As human beings, we’re drawn to perspectives, including surveys and studies that validate our sense of the world. This “
confirmation bias,” as it’s called, is the tendency to search for, interpret, favor, and recall information in a way that confirms our preexisting beliefs or hypotheses. It also tends to make us discount findings that run afoul of our existing beliefs.
In its simplest terms then, when you see a headline that confirms your sense of the world, you’ll be naturally inclined to embrace and remember it as a validation of what you already perceive reality to be. Even if the grounds supporting that premise are shaky, sketchy, or (shudder) downright scurrilous.
Here are some things to look for – likely in the fine print – as you evaluate those findings.
There can be a difference between what people say they will (or might) do and what they actually will.
No matter how well targeted they are, surveys (and studies that incorporate the outcome of surveys) must rely on what individuals tell us they will do in specific circumstances, particularly in circumstances where the decision is hypothetical. When you’re dealing with something that hasn’t actually occurred, there’s not much help for that, but there’s plenty of evidence to suggest that, once given an opportunity to act on the actual choice(s), people act differently than their response to a survey might suggest.
For example, people tend to be less prone to action in reality than they indicate they will be – inertia being one of the most powerful forces in human nature, apparently. Also, sometimes survey respondents indicate a preference for what they think is the “right” answer, or what they think the individual conducting the survey expects, rather than what they actually think. That, of course, is why the positioning and framing of the question can be so important (as a side note, whenever possible, it helps to see the actual questions asked, and the responses available).
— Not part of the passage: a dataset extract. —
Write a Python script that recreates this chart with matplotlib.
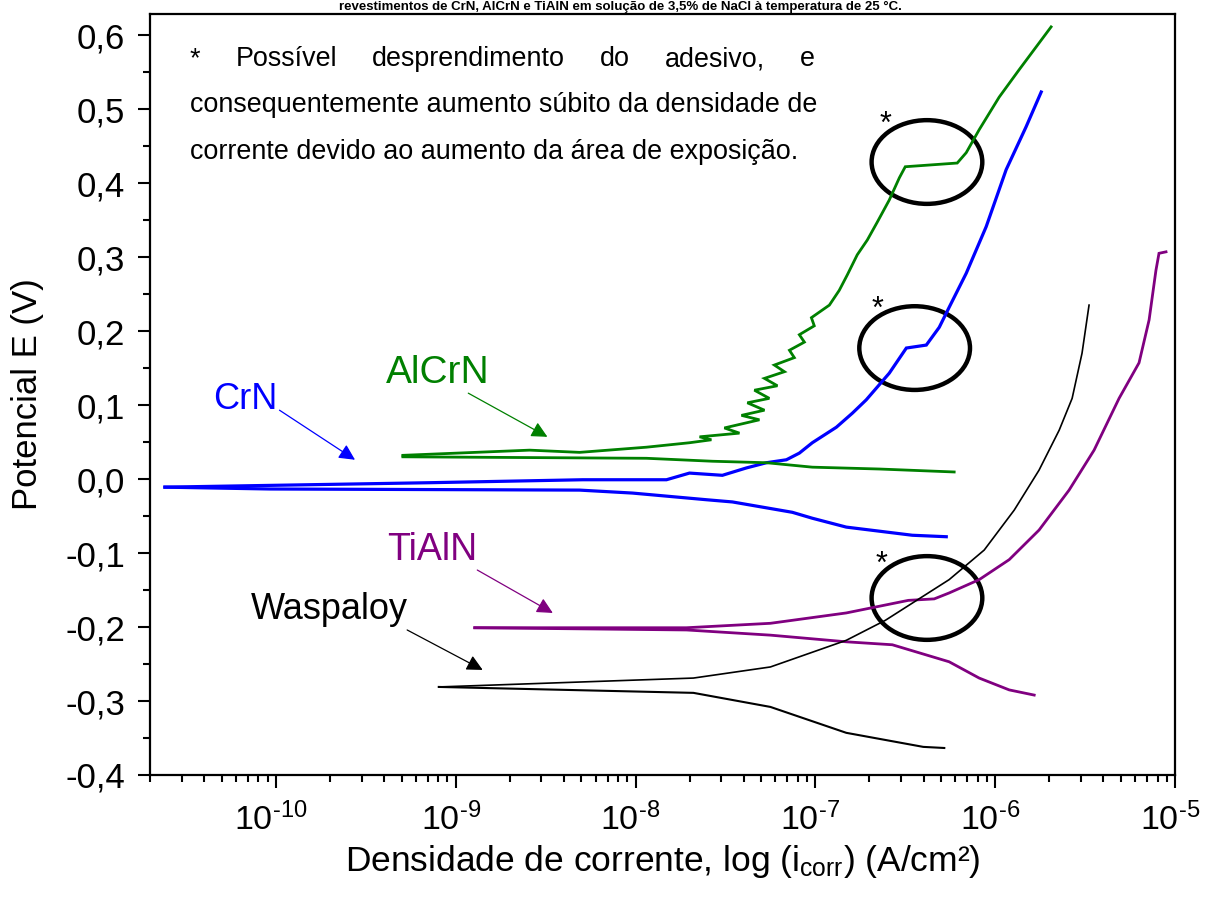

The bottom line is that when what people tell you they will do, or even what kind of product they would like to buy, if you later find that they don’t, just remember that there may be more powerful forces at work.
There can be a difference between what people think they have and reality.
Since, particularly with retirement plans, there are so few good sources of data at the participant level, much of what gets picked up in academic research is based on information that is “self-reported,” which is to say, it’s what people tell the people taking the survey. The most prevalent is, perhaps, the Survey of Consumer Finance (SCF), conducted by the Federal Reserve every three years.
The source is certainly credible, but the basis is phone interviews with individuals about a variety of aspects of their financial status, including a few questions on their retirement savings, expectations about pensions, etc. In that sense, it tells you what the individuals surveyed have (or perhaps wish they had), but not necessarily what they actually have.
Perhaps more significantly, the SCF surveys different people every three years, so be wary of the trendlines that are drawn from its findings – such as increases or decreases in retirement savings. Those who do are comparing apples and oranges – more precisely the savings of one group of individuals to a completely different group of people… three years later.
The survey sample size and composition matter.
Especially when people position their findings as representative of a particular group, you want to make sure that that group is, in fact, adequately represented. Perhaps needless to say, the smaller the sampling size – or the larger the statistical error – the less reliable the results.
Case in point: Several months ago, I stumbled across a
survey that purported to capture a big shift in advisors’ response to the Labor Department’s fiduciary regulation. Except that between the two points in time when they assessed the shift in sentiment, they wound up talking to two completely different types of advisors. So, while the surveying firm – and the instrument – were ostensibly the same, the conclusions drawn as a shift in sentiment could have been nothing more than a difference in perspective between two completely different groups of people.
Consider the source.
Human beings have certain biases – and so do the organizations that conduct and pay to surveys and studies conducted. Not that sponsored research can’t provide valuable insights. But approach with caution the conclusions drawn by those that tell you that everybody wants to buy the type of product offered by the firm(s) that have underwritten the survey.
When you ask may matter as much as what you ask.
Objective surveys can be complicated instruments to create, and identifying and garnering responses from the “right” audiences can be an even more challenging undertaking. That said, people’s perspectives on certain issues are often influenced by events around them – and a question asked in January can generate an entirely different response even a month later, much less a year after the fact.
For example, a 2015 survey of plan sponsor sentiment on a topic like 401(k) fee litigation is unlikely to produce identical results to one conducted in the past 30 days, nor would an advisor survey about the fiduciary regulation prior to the publication of the final rule as to its impact. Down in those footnotes about sample size/composition, you’ll likely find an indication as to when the survey was conducted. There’s nothing wrong with recycling survey results, properly disclosed. But things do change, and you need to be careful about any conclusions drawn from old data.
Not to mention the conclusions you might be otherwise inclined to draw from conclusions about old data.